The book is set in the period of Edward I, 'The Hammer of the Scots', and deals with the quelling of insurrection in Wales, and in Scotland. (Edward was inclined to feel that Scotland should not be an independent kingdom). It is a time when Scottish lords were often Norman barons, owning lands in Scotland and England, with very divided loyalties. It is the period of King John Baliol, William Wallace and the main character of this book, Robert the Bruce.
It moves backwards and forwards in time to explain the development of the situation, and this can at times be confusing, but as you get into the book, this becomes clearer.
The gore is not spared! This was a time when the north of England was left as a wasteland-a scorched eart policy with a vengeance. It isn't how one thinks of 'chivalrous knights'. After the battle of Stirling Bridge, Wallace ordered 'No quarter', and the English were horrified to find this meant that the knights weren't spared for ransom as was usual. Yet this was done to avenge the thousands of civilians Edward had ordered killed when Berwick was taken.

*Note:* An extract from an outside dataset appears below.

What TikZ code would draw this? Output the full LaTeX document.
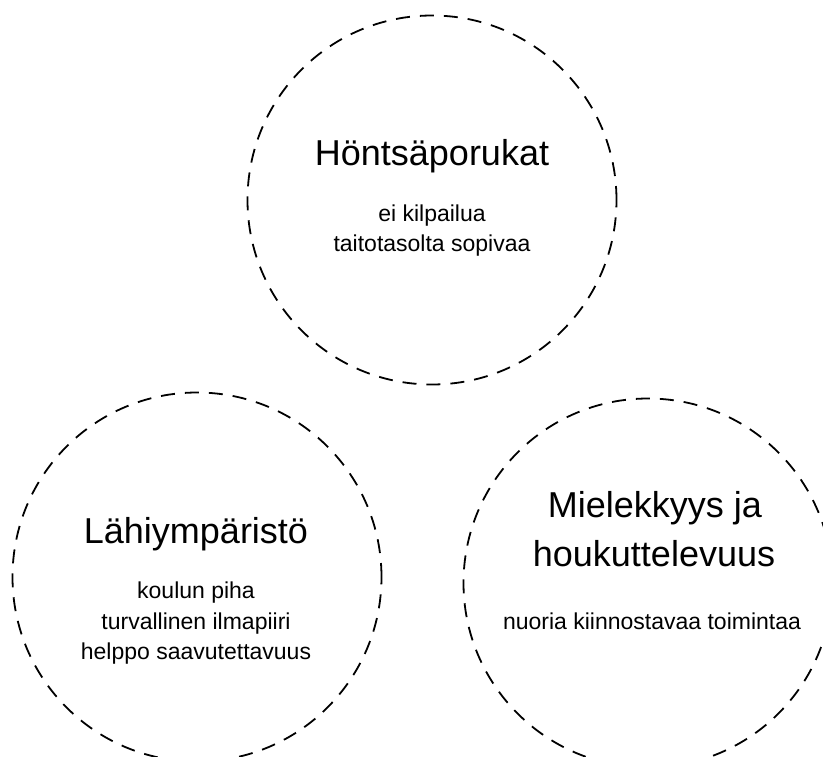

The development of the character of Robert the Bruce from a lad, at odds with his father, is well drawn. He has a claim to the Scots throne through his descent from Malcolm Canmore, but other than feeling aggrieved that Edward supports Baliol, does not see for a long time that he is failing in his duty by not supporting Scottish independence.
It is a thought provoking book about a period that is little known to English readers, although I seem to have read quite a bit over the years as I live in this 'debateable land'
Nick McArdle does a wonderful job as the narrator-very important when you are listening for over 20 hours.
12 of 12 people found this review helpful
By Tony D-C on 03-15-12
Looking forward to part 2
Really enjoyed the story. This is a period of history that I do not know much about. Very well written and narrated. More of the same please!